(HealthDay News) — Unexplained persistent hyperandrogenic anovulation can be used to diagnose polycystic ovary syndrome (PCOS) in adolescents, according to a review article published in Pediatrics.
In the review, Robert L. Rosenfield, MD, from the University of Chicago Pritzker School of Medicine, summarized recommendations for diagnosing PCOS in adolescents, and discussed their basis and implications.
Dr Rosenfield noted that abnormal uterine bleeding can be indicative of anovulation. At least a 50% risk for persistence is predicted by continued menstrual abnormality in a hyperandrogenic adolescent for 1 year.
Persistent elevation of serum testosterone above adult norms is the best indicator for hyperandrogenism. Moderate-severe hirsutism provides clinical evidence of hyperandrogenism. An indication to test for hyperandrogenemia is the presence of moderate-severe inflammatory acne vulgaris which is unresponsive to topical treatment.

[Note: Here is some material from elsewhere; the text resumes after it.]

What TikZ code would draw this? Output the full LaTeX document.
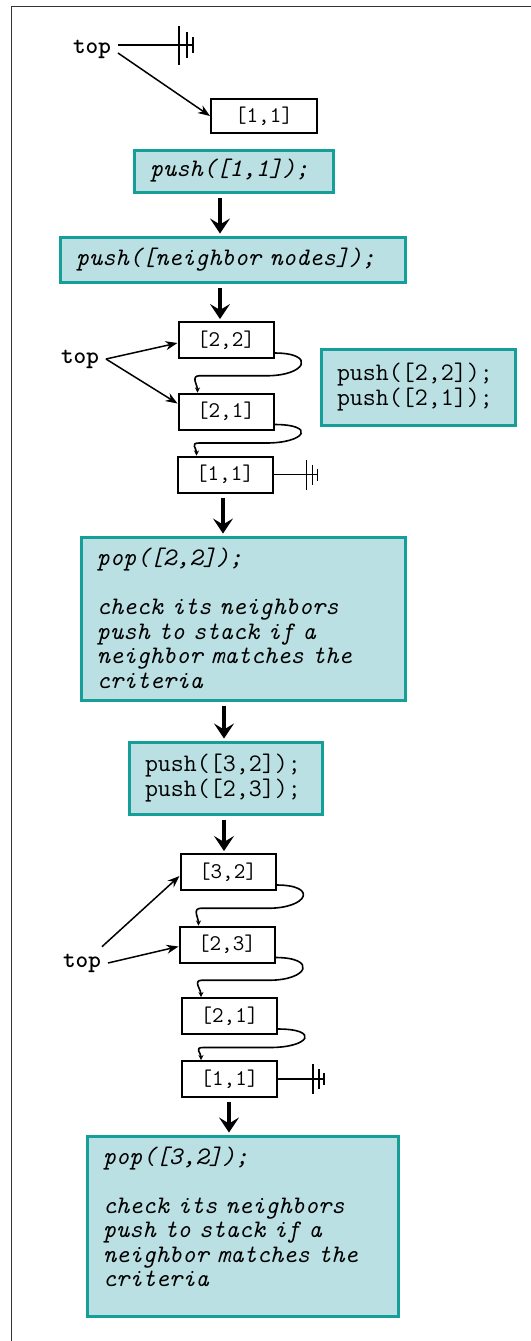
\documentclass[tikz,border=0pt]{standalone}
\usetikzlibrary{arrows.meta,calc}

\definecolor{notebd}{RGB}{22,158,152}
\definecolor{notebg}{RGB}{186,224,228}

\tikzset{
  cell/.style={draw, line width=1pt, minimum width=47.5pt, minimum height=18pt,
    inner sep=0pt, font=\ttfamily\fontsize{11.2}{12}\selectfont},
  note/.style={draw=notebd, line width=1.5pt, fill=notebg, align=left,
    inner xsep=8pt, inner ysep=0pt, font=\ttfamily\fontsize{12.6}{12.25}\selectfont},
  opnote/.style={note, font=\ttfamily\itshape\fontsize{12.6}{12.25}\selectfont},
  toplbl/.style={font=\ttfamily\bfseries\fontsize{12}{12}\selectfont},
  flow/.style={line width=1.7pt, shorten <=2pt, shorten >=1pt,
    -{Stealth[length=7.5pt,width=10pt,inset=3pt]}},
  ptr/.style={line width=0.75pt, -{Stealth[length=6pt,width=4.5pt]}},
  link/.style={line width=0.8pt, -{Stealth[length=2.5pt,width=2.5pt]}},
  nullend/.pic={
    \draw[line width=0.8pt] (0,0) -- (11,0) (0,-15) -- (0,15)
      (6,-10) -- (6,10) (11,-6) -- (11,6);
  },
}

\begin{document}
\begin{tikzpicture}[x=0.5pt, y=-0.5pt]
  \useasboundingbox (0,0) rectangle (531,1341);

  % page frame, only top and left edge
  \draw[line width=0.75pt, black!80] (11.5,1341) -- (11.5,6.5) -- (531,6.5);

  % empty stack
  \node[toplbl] (t1) at (92,49) {top};
  \node[cell, minimum width=53pt, minimum height=17pt] (b11) at (264,116) {[1,1]};
  \draw[line width=0.8pt] ([yshift=2pt]t1.east) -- ++(61,0) pic[scale=1.3]{nullend};
  \draw[ptr] ([yshift=-2pt]t1.east) -- (b11.west);

  % first pushes
  \node[opnote, text width=83.5pt, minimum height=21pt] (p1) at (233.5,171) {push([1,1]);};
  \node[opnote, text width=156.5pt, minimum height=22.5pt] (p2) at (232.5,259.5) {push([neighbor nodes]);};

  % stack after pushing the neighbours
  \node[cell] (s22) at (226,340) {[2,2]};
  \node[cell] (s21) at (226,411.5) {[2,1]};
  \node[cell] (s11) at (225,474.5) {[1,1]};
  \node[toplbl] (t2) at (80,359) {top};
  \draw[ptr] (t2.east) -- ([yshift=-1.5pt]s22.west);
  \draw[ptr] (t2.east) -- ([yshift=4pt]s21.west);
  \draw[line width=0.8pt] (s11.east) -- ++(33,0) pic{nullend};
  \node[note, text width=81pt, minimum height=38pt] (n1) at (418,387) {push([2,2]);\\push([2,1]);};

  % first pop
  \node[opnote, text width=146pt, minimum height=81.5pt] (pop1) at (243,618.5)
    {pop([2,2]);\\[12.25pt]check its neighbors\\push to stack if a\\neighbor matches the\\criteria};
  \node[note, text width=80.5pt, minimum height=36pt] (n2) at (225.5,778) {push([3,2]);\\push([2,3]);};

  % stack after the second pushes
  \node[cell] (l32) at (228,872) {[3,2]};
  \node[cell] (l23) at (227,944.5) {[2,3]};
  \node[cell] (l21) at (229.5,1016) {[2,1]};
  \node[cell] (l11) at (229.5,1079) {[1,1]};
  \node[toplbl] (t3) at (82,963) {top};
  \draw[ptr] ([xshift=-3pt]t3.north east) -- ([yshift=-2pt]l32.west);
  \draw[ptr] (t3.east) -- ([yshift=-1pt]l23.west);
  \draw[line width=0.8pt] (l11.east) -- ++(35,0) pic{nullend};

  % second pop
  \node[opnote, text width=139.5pt, minimum height=90pt] (pop2) at (242.5,1226)
    {pop([3,2]);\\[12.25pt]check its neighbors\\push to stack if a\\neighbor matches the\\criteria\\[-3pt]\mbox{}};

  % next-links between stacked cells
  \foreach \a/\b in {s22/s21, s21/s11, l32/l23, l23/l21, l21/l11}
    \draw[link] ([yshift=3pt]\a.south east) .. controls +(42,0) and +(40,0) ..
      ($(\a.south east)!0.5!(\b.north east)+(-8,0)$) --
      ($(\a.south west)!0.5!(\b.north west)+(22,0)$) .. controls +(-9,0) and +(0,-7) ..
      ([xshift=10pt]\b.north west);

  % flow of the steps
  \draw[flow] (p1.south -| 220,0) -- (p2.north -| 220,0);
  \draw[flow] (p2.south -| 220,0) -- (s22.north -| 220,0);
  \draw[flow] (s11.south -| 223,0) -- (pop1.north -| 223,0);
  \draw[flow] (pop1.south -| 224,0) -- (n2.north -| 224,0);
  \draw[flow] (n2.south -| 224,0) -- (l32.north -| 224,0);
  \draw[flow] (l11.south -| 229,0) -- (pop2.north -| 229,0);
\end{tikzpicture}
\end{document}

PCOS treatment is symptom-directed, with the preferred first-line medical treatment being cyclic estrogen-progestin oral contraceptives. Persistence of hyperandrogenic anovulation for 2 or more years ensures the distinction of PCOS from physiologic anovulation, but early work-up is encouraged to make a provisional diagnosis, ensuring optimal management.
“Consensus has recently been reached by international pediatric subspecialty societies that otherwise unexplained persistent hyperandrogenic anovulation using age- and stage-appropriate standards are appropriate diagnostic criteria for PCOS in adolescents,” Dr Rosenfield wrote.